When the circled gate (/read_2002_output_vblank_flag) goes low, the gate closes, holding the value. When the circled gate is high, the value of vbl_flag (or rather /vbl_flag in this case) is connected to the wire.

Layers

(This information is not essential to reading the diagrams.)

The layers that make up the chip are as follows, in order from bottom to top: substrate, diffusion, oxide (with holes for burried contacts and vias), polysilicon, more oxide (with holes for vias), metal, and overglass.

The way diffusion is powered or grounded is through vias to areas of metal that are either grounded or powered (called the "GND plane" and the "VCC plane", respectively).

Terms

Below are various terms you might run into:

Burried contact
A connection between diffusion and polysilicon.
NMOS
The technology used for the transistors in the 2A03 and 2C02. In NMOS, transistors are n-doped (have an excess of electrons - the "n" is presumably from the electrons' negative charge).

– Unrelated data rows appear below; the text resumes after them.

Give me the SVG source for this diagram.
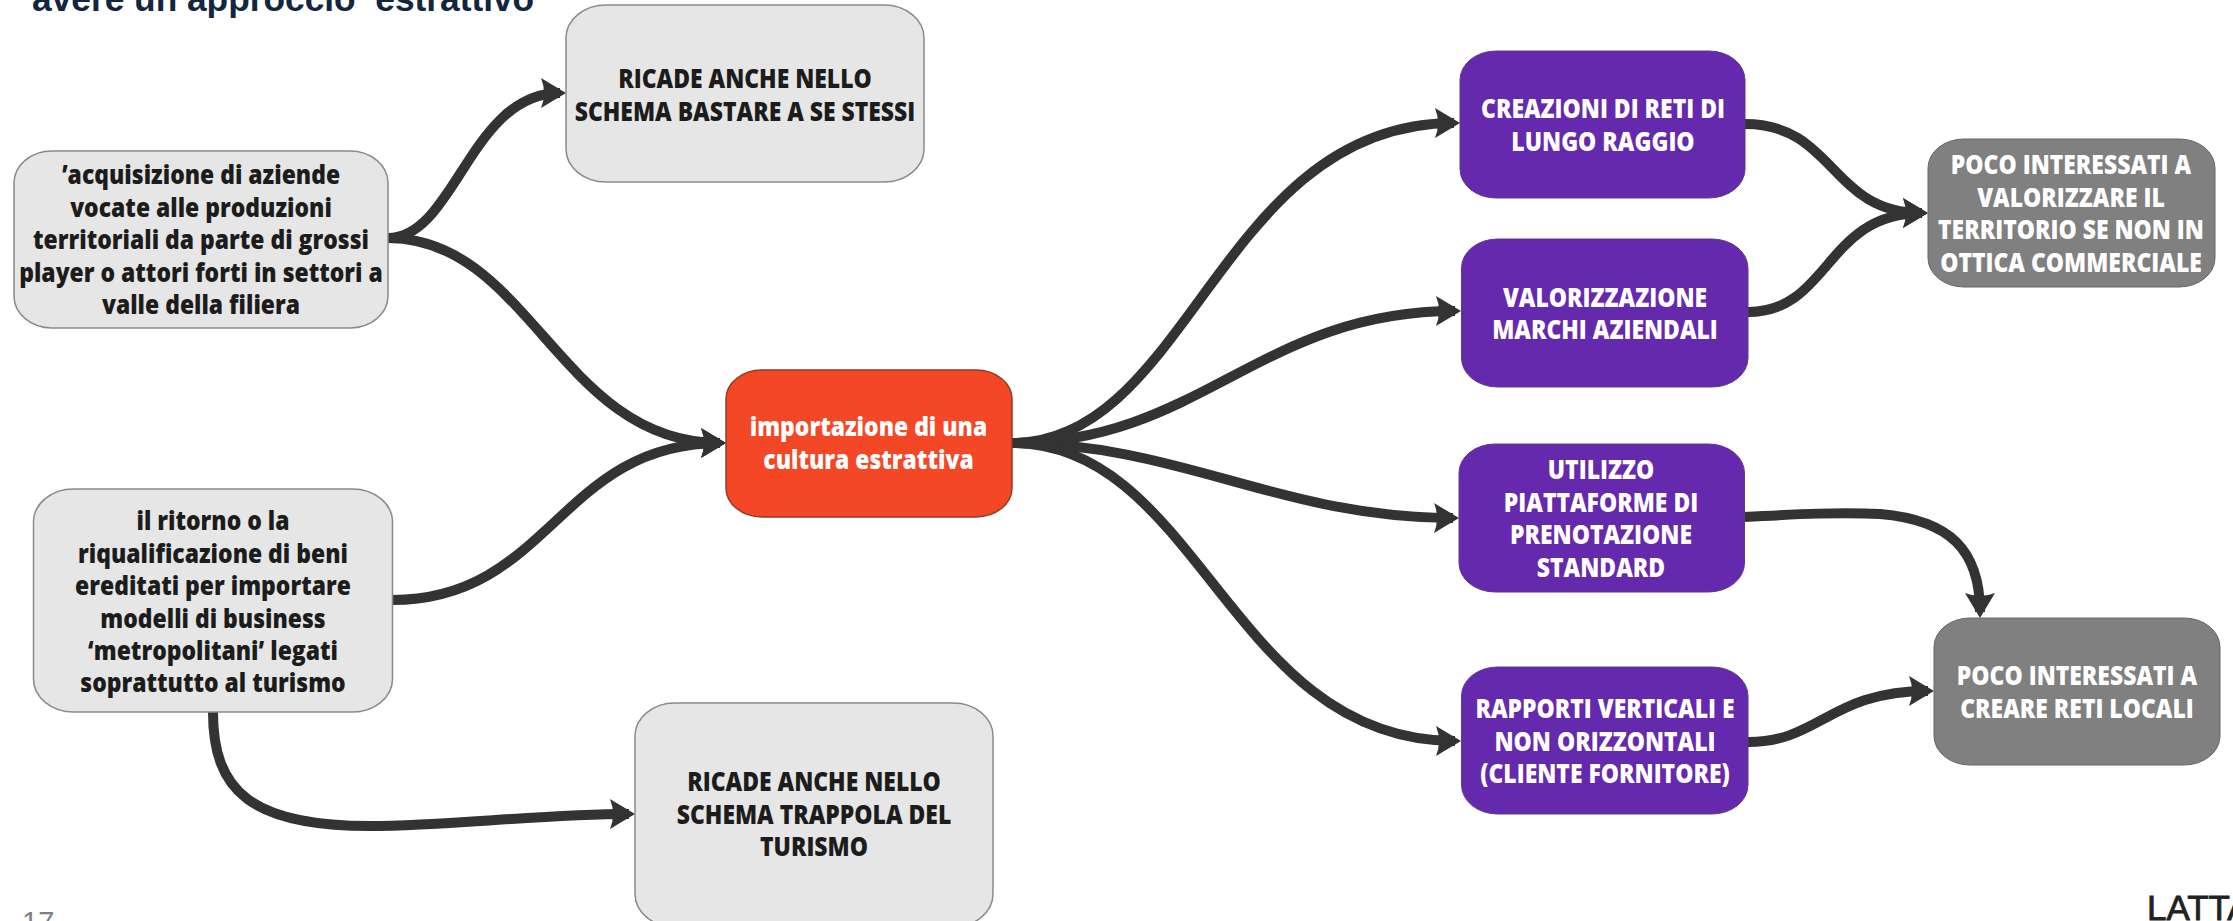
<svg xmlns="http://www.w3.org/2000/svg" width="2233" height="921" viewBox="0 0 2233 921">
<style>
text{font-family:"Open Sans","Liberation Sans",sans-serif;font-weight:800;font-size:26.500px;text-anchor:middle;transform-box:fill-box;transform-origin:center;transform:translateY(1.5px) scaleX(.865)}
.l rect{fill:#e6e6e6;stroke:#8a8a8a;stroke-width:1.5}
.l text{fill:#1c1c1c}
.r rect{fill:#f44725;stroke:#8f3a28;stroke-width:1.5}
.p rect{fill:#6529ae;stroke:#5b3a8c;stroke-width:1}
.g rect{fill:#808080;stroke:#666;stroke-width:1}
.r text,.p text,.g text{fill:#fff}
.c path{fill:none;stroke:#333;stroke-width:10;marker-end:url(#a)}
.t{font-family:"Liberation Sans",Arial,sans-serif;font-weight:700;text-anchor:start;transform:none}
</style>
<defs>
<marker id="a" markerUnits="userSpaceOnUse" markerWidth="30" markerHeight="36" refX="20" refY="18" orient="auto" viewBox="0 0 30 36">
<path d="M1,3 L26,18 L1,33 Q7,18 1,3 Z" fill="#333"/>
</marker>
</defs>
<rect width="2233" height="921" fill="#fff"/>
<text class="t" x="32" y="11" style="font-size:35.300px;fill:#12263f">avere un approccio ‘estrattivo’</text>
<text class="t" x="22" y="932" style="font-size:29px;font-weight:400;fill:#7f7f7f">17</text>
<text class="t" x="2147" y="920" style="font-size:35px;font-weight:400;fill:#222;stroke:#222;stroke-width:.8">LATTA</text>
<g id="connectors" class="c">
<path d="M388,238 C455,238 470,93 560,93"/>
<path d="M388,238 C530,238 560,443 720,443"/>
<path d="M392,600 C550,600 560,443 720,443"/>
<path d="M213,712 C213,790 250,826 370,826 C450,826 540,814 629,814"/>
<path d="M1012,443 C1190,443 1220,123 1454,123"/>
<path d="M1012,443 C1200,443 1260,311 1455,311"/>
<path d="M1012,443 C1180,443 1280,518 1453,518"/>
<path d="M1012,443 C1200,443 1230,741 1455,741"/>
<path d="M1745,124 C1835,124 1830,213 1922,213"/>
<path d="M1748,312 C1830,312 1825,213 1922,213"/>
<path d="M1744,517 C1800,514 1840,512 1880,514 C1950,520 1980,550 1980,612"/>
<path d="M1748,742 C1820,742 1830,691 1928,691"/>
</g>
<g id="n-a" class="l"><rect x="14" y="151" width="374" height="177" rx="38" ry="32"/>
<text x="201" y="183">’acquisizione di aziende</text><text x="201" y="216">vocate alle produzioni</text><text x="201" y="248">territoriali da parte di grossi</text><text x="201" y="281">player o attori forti in settori a</text><text x="201" y="313">valle della filiera</text></g>
<g id="n-b" class="l"><rect x="566" y="5" width="358" height="177" rx="40" ry="33"/>
<text x="745" y="87">RICADE ANCHE NELLO</text><text x="745" y="119.500">SCHEMA BASTARE A SE STESSI</text></g>
<g id="n-c" class="l"><rect x="33.500" y="489" width="359" height="223" rx="40" ry="33"/>
<text x="213" y="529">il ritorno o la</text><text x="213" y="561.500">riqualificazione di beni</text><text x="213" y="594">ereditati per importare</text><text x="213" y="626.500">modelli di business</text><text x="213" y="659">‘metropolitani’ legati</text><text x="213" y="691">soprattutto al turismo</text></g>
<g id="n-d" class="l"><rect x="635" y="703" width="358" height="224" rx="40" ry="33"/>
<text x="814" y="790">RICADE ANCHE NELLO</text><text x="814" y="822.500">SCHEMA TRAPPOLA DEL</text><text x="814" y="855">TURISMO</text></g>
<g id="n-red" class="r"><rect x="726" y="370" width="286" height="147" rx="36" ry="29"/>
<text x="868.500" y="435">importazione di una</text><text x="868.500" y="468">cultura estrattiva</text></g>
<g id="n-p1" class="p"><rect x="1460" y="51" width="285" height="147" rx="36" ry="29"/>
<text x="1603" y="117">CREAZIONI DI RETI DI</text><text x="1603" y="149.500">LUNGO RAGGIO</text></g>
<g id="n-p2" class="p"><rect x="1461.500" y="239" width="286.500" height="148" rx="36" ry="29"/>
<text x="1605" y="306">VALORIZZAZIONE</text><text x="1605" y="338">MARCHI AZIENDALI</text></g>
<g id="n-p3" class="p"><rect x="1459" y="444" width="285.500" height="148" rx="36" ry="29"/>
<text x="1601" y="478">UTILIZZO</text><text x="1601" y="510.500">PIATTAFORME DI</text><text x="1601" y="543">PRENOTAZIONE</text><text x="1601" y="575.500">STANDARD</text></g>
<g id="n-p4" class="p"><rect x="1461.500" y="667" width="286.500" height="147" rx="36" ry="29"/>
<text x="1605" y="717">RAPPORTI VERTICALI E</text><text x="1605" y="749.500">NON ORIZZONTALI</text><text x="1605" y="782">(CLIENTE FORNITORE)</text></g>
<g id="n-g1" class="g"><rect x="1928" y="139" width="287" height="148" rx="36" ry="29"/>
<text x="2071" y="173">POCO INTERESSATI A</text><text x="2071" y="205.500">VALORIZZARE IL</text><text x="2071" y="238">TERRITORIO SE NON IN</text><text x="2071" y="270.500">OTTICA COMMERCIALE</text></g>
<g id="n-g2" class="g"><rect x="1934" y="618" width="286" height="147" rx="36" ry="29"/>
<text x="2077" y="684">POCO INTERESSATI A</text><text x="2077" y="716.500">CREARE RETI LOCALI</text></g>
</svg>
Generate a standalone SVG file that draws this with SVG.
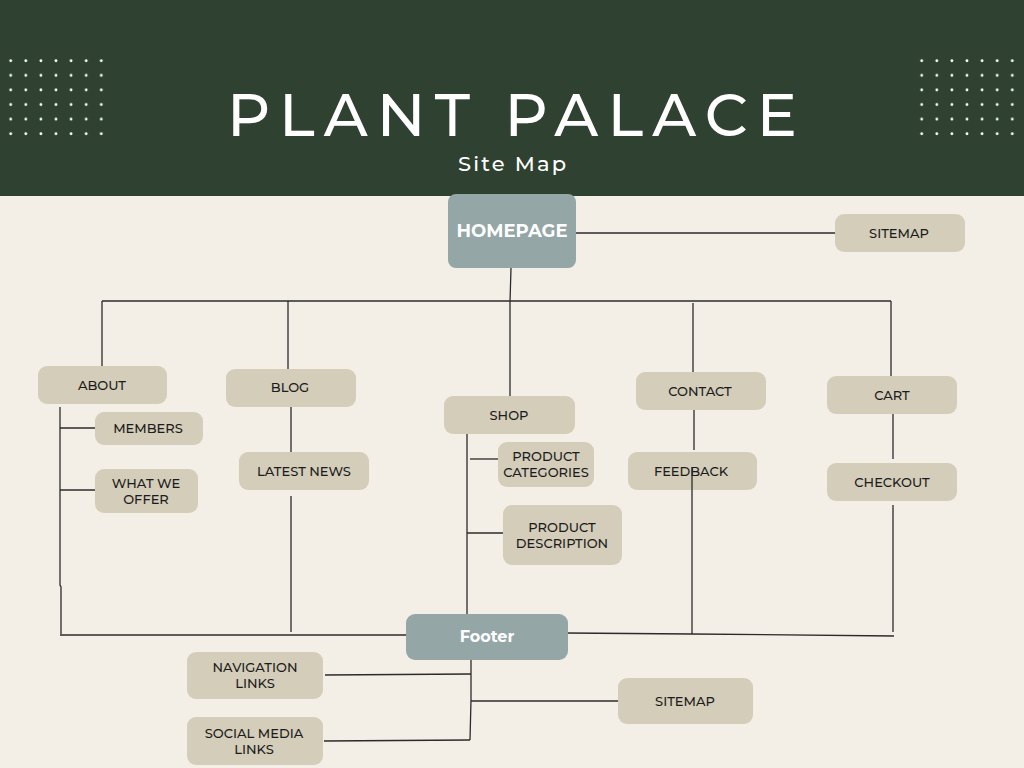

This type of transistor is good at sinking current to ground (this is what causes a 0 bit to usually "win" in bus conflicts), and worse at pulling up. PMOS is the opposite. The transistors used in NMOS and PMOS are sometimes called nMOSFET and pMOSFET, respectively.
Open drain
A type of output that works by sinking current from an external pull-up resistor instead of generating current on its own. An example is the PPU's INT pin. The pull-up resistor is denoted "RM1" in this wiring diagram.
Pull-up resistor
A resistor connected to power. "Pull-up" comes from pulling the wire to a high state.
Pull-up transistor
A transistor whose gate when open causes current to flow from a power source.
Via
A connection between polysilicon/diffusion and metal.

Local copies of the simulator

Being able to add node names to nodenames.js can be very helpful when figuring out a circuit. To do this, a local version of the simulator can be downloaded with e.g. $ wget --convert-links on a *nix system. Please watch the recursion level and avoid downloading data needlessly, as at least Visual 2C02 and Visual 2A03 are hosted on a limited uplink.